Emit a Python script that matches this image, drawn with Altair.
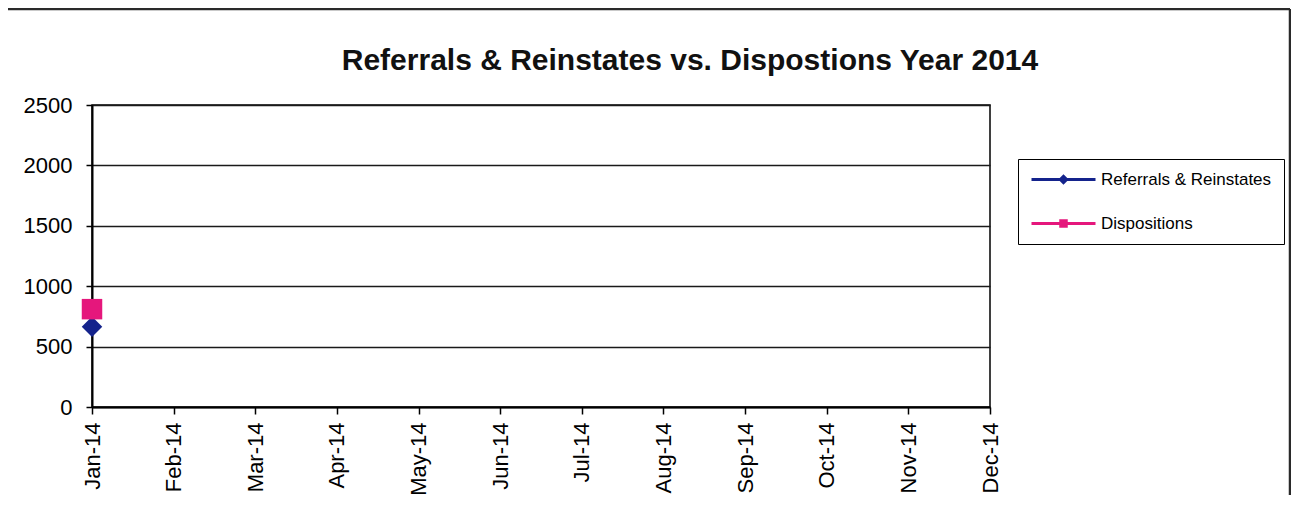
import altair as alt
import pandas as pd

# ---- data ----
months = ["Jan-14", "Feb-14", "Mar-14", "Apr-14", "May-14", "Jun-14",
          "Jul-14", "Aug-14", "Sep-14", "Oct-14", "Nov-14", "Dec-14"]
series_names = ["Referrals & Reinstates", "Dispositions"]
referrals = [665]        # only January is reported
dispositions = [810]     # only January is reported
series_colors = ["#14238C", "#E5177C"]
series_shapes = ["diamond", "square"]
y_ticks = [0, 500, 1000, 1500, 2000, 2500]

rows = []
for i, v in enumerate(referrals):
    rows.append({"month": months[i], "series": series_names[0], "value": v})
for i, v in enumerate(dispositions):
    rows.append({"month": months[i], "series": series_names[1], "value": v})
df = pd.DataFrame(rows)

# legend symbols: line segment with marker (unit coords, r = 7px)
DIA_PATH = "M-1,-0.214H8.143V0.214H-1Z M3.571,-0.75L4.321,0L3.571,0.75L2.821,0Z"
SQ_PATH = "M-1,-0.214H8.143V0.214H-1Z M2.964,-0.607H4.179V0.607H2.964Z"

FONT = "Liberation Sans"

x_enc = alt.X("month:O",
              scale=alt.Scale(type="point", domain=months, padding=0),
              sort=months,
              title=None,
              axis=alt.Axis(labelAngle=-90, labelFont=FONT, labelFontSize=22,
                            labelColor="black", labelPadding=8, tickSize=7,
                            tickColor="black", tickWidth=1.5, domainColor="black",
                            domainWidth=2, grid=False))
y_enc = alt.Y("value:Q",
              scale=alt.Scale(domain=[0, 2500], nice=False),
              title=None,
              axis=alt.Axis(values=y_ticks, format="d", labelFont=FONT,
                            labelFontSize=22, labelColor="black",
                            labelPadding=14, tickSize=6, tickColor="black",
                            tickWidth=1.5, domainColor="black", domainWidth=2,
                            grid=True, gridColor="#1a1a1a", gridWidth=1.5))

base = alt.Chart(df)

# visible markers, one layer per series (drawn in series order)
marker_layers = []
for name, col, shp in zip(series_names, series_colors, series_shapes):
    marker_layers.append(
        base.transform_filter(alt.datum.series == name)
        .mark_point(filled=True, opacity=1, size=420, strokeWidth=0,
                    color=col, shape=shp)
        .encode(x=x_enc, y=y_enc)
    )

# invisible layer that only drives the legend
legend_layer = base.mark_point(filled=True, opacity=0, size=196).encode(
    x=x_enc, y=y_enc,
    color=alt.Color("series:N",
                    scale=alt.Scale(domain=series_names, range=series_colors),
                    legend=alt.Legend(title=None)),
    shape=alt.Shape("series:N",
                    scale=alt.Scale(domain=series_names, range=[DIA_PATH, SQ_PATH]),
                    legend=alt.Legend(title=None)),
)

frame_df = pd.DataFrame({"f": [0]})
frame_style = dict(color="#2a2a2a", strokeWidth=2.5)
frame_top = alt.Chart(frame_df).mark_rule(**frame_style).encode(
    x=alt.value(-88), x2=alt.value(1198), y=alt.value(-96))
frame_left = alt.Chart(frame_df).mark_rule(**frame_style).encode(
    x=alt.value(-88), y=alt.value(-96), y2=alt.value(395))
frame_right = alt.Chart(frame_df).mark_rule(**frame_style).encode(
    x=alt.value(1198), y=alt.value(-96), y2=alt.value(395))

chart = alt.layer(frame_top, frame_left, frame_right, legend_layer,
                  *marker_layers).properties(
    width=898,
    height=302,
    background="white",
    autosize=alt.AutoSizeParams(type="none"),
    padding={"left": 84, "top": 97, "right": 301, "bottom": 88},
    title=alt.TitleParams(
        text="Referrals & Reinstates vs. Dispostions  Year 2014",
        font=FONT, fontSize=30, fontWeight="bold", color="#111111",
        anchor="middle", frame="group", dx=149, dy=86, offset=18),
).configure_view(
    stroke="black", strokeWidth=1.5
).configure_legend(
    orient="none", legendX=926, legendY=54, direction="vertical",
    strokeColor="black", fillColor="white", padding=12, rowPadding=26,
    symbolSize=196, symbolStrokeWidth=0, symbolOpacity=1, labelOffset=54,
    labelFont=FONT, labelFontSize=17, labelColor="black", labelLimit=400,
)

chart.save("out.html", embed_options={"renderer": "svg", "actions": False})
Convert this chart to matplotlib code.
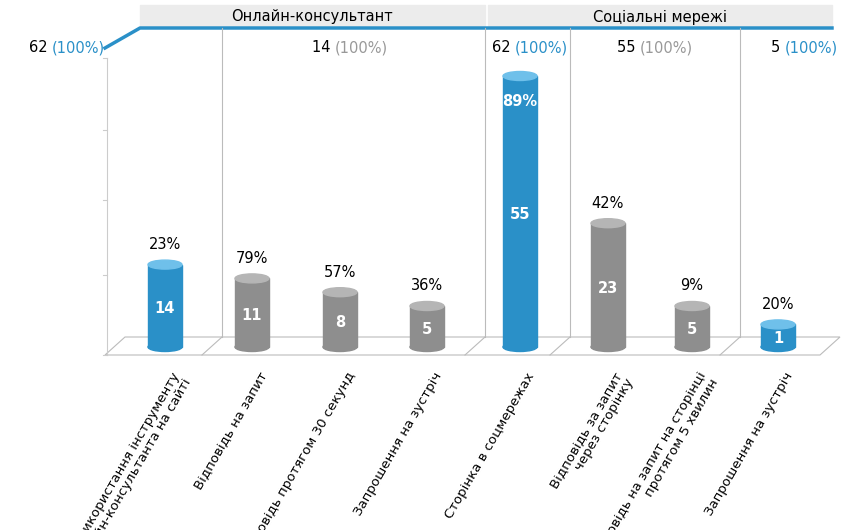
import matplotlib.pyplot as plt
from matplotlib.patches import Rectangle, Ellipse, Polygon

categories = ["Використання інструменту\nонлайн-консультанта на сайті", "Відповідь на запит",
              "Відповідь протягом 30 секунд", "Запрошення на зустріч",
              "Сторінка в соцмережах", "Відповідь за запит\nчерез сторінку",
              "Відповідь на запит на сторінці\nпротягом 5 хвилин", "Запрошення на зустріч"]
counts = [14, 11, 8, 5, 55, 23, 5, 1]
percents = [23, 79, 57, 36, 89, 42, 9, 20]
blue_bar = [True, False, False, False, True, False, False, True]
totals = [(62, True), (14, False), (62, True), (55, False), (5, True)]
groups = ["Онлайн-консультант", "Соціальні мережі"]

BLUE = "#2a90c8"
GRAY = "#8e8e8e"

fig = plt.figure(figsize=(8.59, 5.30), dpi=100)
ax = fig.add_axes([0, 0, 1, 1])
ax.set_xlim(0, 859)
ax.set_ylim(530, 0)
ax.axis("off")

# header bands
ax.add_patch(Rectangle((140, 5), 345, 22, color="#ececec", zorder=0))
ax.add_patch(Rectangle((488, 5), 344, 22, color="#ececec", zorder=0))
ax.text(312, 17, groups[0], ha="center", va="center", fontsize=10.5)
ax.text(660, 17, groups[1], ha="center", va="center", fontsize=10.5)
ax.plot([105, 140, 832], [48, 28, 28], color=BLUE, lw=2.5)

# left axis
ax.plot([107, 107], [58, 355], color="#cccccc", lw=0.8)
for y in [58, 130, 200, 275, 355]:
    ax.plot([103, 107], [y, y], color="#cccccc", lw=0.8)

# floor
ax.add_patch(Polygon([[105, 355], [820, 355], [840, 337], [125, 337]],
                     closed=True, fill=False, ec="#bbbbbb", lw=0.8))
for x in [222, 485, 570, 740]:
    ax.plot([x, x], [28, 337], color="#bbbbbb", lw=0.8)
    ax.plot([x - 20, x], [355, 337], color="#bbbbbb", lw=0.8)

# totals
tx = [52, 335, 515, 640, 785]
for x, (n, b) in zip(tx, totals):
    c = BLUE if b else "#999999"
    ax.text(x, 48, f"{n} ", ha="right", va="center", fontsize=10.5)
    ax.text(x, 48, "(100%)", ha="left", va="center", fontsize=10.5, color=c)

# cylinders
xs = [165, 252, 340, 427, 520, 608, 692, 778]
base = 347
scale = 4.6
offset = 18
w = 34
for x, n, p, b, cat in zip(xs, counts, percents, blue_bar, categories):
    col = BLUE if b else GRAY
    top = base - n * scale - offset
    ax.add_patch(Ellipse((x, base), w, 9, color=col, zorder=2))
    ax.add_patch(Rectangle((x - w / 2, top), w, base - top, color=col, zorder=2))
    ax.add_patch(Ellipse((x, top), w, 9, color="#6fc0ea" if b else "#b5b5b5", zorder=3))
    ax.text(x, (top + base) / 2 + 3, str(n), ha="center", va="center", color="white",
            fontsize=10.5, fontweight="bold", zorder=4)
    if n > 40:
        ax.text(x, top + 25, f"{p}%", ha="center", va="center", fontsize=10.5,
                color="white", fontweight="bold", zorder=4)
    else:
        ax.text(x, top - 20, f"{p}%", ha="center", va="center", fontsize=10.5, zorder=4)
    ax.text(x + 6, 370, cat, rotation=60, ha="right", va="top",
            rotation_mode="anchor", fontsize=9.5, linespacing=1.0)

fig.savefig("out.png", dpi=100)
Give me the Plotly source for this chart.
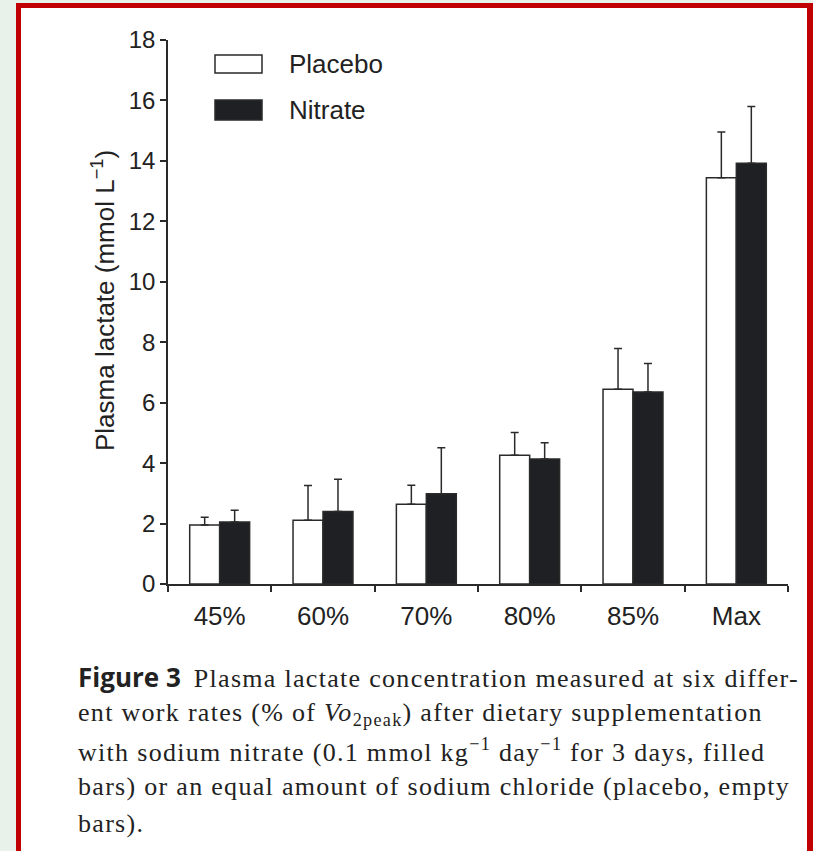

====================

**What you are asked to do:**
Find the word "that" and list each line it appears in.

**Exercise result:**
Emit a Python script that matches this image, drawn with Altair.
# invisible layer that only drives the legend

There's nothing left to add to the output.